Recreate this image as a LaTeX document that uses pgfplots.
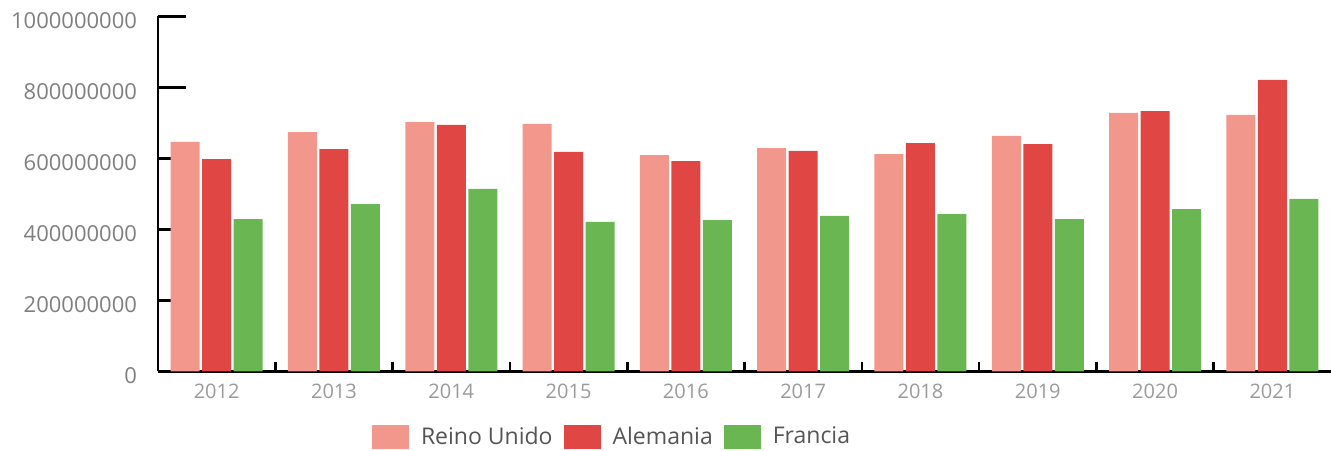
\documentclass[border=0pt]{standalone}
\usepackage{pgfplots}
\pgfplotsset{compat=1.18}
\usepackage{pgfplotstable}
\usepackage{fontspec}
\setmainfont{Open Sans}

\definecolor{colRU}{HTML}{F2978B}
\definecolor{colDE}{HTML}{E04644}
\definecolor{colFR}{HTML}{6AB652}
\definecolor{ytxt}{HTML}{7F7F7F}
\definecolor{xtxt}{HTML}{9A9A9A}
\definecolor{legtxt}{HTML}{555555}

% year index, Reino Unido, Alemania, Francia
\pgfplotstableread{
x ru de fr
0 646000000 598000000 429000000
1 674000000 626000000 471000000
2 702000000 694000000 514000000
3 697000000 618000000 421000000
4 609000000 592000000 426000000
5 629000000 621000000 438000000
6 612000000 643000000 443000000
7 663000000 640000000 429000000
8 728000000 733000000 457000000
9 722000000 821000000 486000000
}\datos

\begin{document}
\begin{tikzpicture}
\begin{axis}[
    scale only axis,
    width=586.5pt, height=177.5pt,
    ybar=1.25pt, bar width=14.5pt,
    xmin=-0.5, xmax=9.5, enlarge x limits=false,
    ymin=0, ymax=1000000000,
    axis x line=bottom, axis y line=left,
    axis line style={-, black, line width=1.3pt},
    tick align=inside, xtick pos=bottom, ytick pos=left,
    xtick={0,...,9},
    xticklabels={2012,2013,2014,2015,2016,2017,2018,2019,2020,2021},
    minor xtick={0.5,1.5,...,8.5},
    major x tick style={draw=none},
    minor x tick style={black, line width=1.3pt},
    minor tick length=4.5pt,
    major tick length=14pt,
    ytick={0,200000000,400000000,600000000,800000000,1000000000},
    ytick style={black, line width=1.3pt},
    scaled y ticks=false,
    yticklabel style={/pgf/number format/fixed, /pgf/number format/1000 sep={},
        /pgf/number format/assume math mode=true,
        font=\fontsize{11}{13}\selectfont, text=ytxt, xshift=-7pt, yshift=-2pt},
    xticklabel style={font=\fontsize{10}{12}\selectfont, text=xtxt, yshift=-3pt},
    legend style={at={(0.177,-0.185)}, anchor=west, draw=none, fill=none,
        legend columns=-1, font=\fontsize{11.5}{13}\selectfont, text=legtxt,
        /tikz/every odd column/.append style={column sep=4pt},
        /tikz/every even column/.append style={column sep=3.5pt}},
    legend image code/.code={\fill[#1] (0pt,-6pt) rectangle (18.5pt,6pt);},
]
\addplot[fill=colRU, draw=none] table[x=x, y=ru] {\datos};
\addlegendentry{Reino Unido}
\addplot[fill=colDE, draw=none] table[x=x, y=de] {\datos};
\addlegendentry{Alemania}
\addplot[fill=colFR, draw=none] table[x=x, y=fr] {\datos};
\addlegendentry{Francia}
\end{axis}
\pgfresetboundingbox
\path[use as bounding box] (-79pt,-39.35pt) rectangle (586.5pt,185.65pt);
\end{tikzpicture}
\end{document}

» **Task to complete**
Please write out all the data again word for word, but not the pictures.

» **Task response**
Recreate this image as a LaTeX document that uses pgfplots.
\documentclass[border=0pt]{standalone}
\usepackage{pgfplots}
\pgfplotsset{compat=1.18}
\usepackage{pgfplotstable}
\usepackage{fontspec}
\setmainfont{Open Sans}

\definecolor{colRU}{HTML}{F2978B}
\definecolor{colDE}{HTML}{E04644}
\definecolor{colFR}{HTML}{6AB652}
\definecolor{ytxt}{HTML}{7F7F7F}
\definecolor{xtxt}{HTML}{9A9A9A}
\definecolor{legtxt}{HTML}{555555}

% year index, Reino Unido, Alemania, Francia
\pgfplotstableread{
x ru de fr
0 646000000 598000000 429000000
1 674000000 626000000 471000000
2 702000000 694000000 514000000
3 697000000 618000000 421000000
4 609000000 592000000 426000000
5 629000000 621000000 438000000
6 612000000 643000000 443000000
7 663000000 640000000 429000000
8 728000000 733000000 457000000
9 722000000 821000000 486000000
}\datos

\begin{document}
\begin{tikzpicture}
\begin{axis}[
    scale only axis,
    width=586.5pt, height=177.5pt,
    ybar=1.25pt, bar width=14.5pt,
    xmin=-0.5, xmax=9.5, enlarge x limits=false,
    ymin=0, ymax=1000000000,
    axis x line=bottom, axis y line=left,
    axis line style={-, black, line width=1.3pt},
    tick align=inside, xtick pos=bottom, ytick pos=left,
    xtick={0,...,9},
    xticklabels={2012,2013,2014,2015,2016,2017,2018,2019,2020,2021},
    minor xtick={0.5,1.5,...,8.5},
    major x tick style={draw=none},
    minor x tick style={black, line width=1.3pt},
    minor tick length=4.5pt,
    major tick length=14pt,
    ytick={0,200000000,400000000,600000000,800000000,1000000000},
    ytick style={black, line width=1.3pt},
    scaled y ticks=false,
    yticklabel style={/pgf/number format/fixed, /pgf/number format/1000 sep={},
        /pgf/number format/assume math mode=true,
        font=\fontsize{11}{13}\selectfont, text=ytxt, xshift=-7pt, yshift=-2pt},
    xticklabel style={font=\fontsize{10}{12}\selectfont, text=xtxt, yshift=-3pt},
    legend style={at={(0.177,-0.185)}, anchor=west, draw=none, fill=none,
        legend columns=-1, font=\fontsize{11.5}{13}\selectfont, text=legtxt,
        /tikz/every odd column/.append style={column sep=4pt},
        /tikz/every even column/.append style={column sep=3.5pt}},
    legend image code/.code={\fill[#1] (0pt,-6pt) rectangle (18.5pt,6pt);},
]
\addplot[fill=colRU, draw=none] table[x=x, y=ru] {\datos};
\addlegendentry{Reino Unido}
\addplot[fill=colDE, draw=none] table[x=x, y=de] {\datos};
\addlegendentry{Alemania}
\addplot[fill=colFR, draw=none] table[x=x, y=fr] {\datos};
\addlegendentry{Francia}
\end{axis}
\pgfresetboundingbox
\path[use as bounding box] (-79pt,-39.35pt) rectangle (586.5pt,185.65pt);
\end{tikzpicture}
\end{document}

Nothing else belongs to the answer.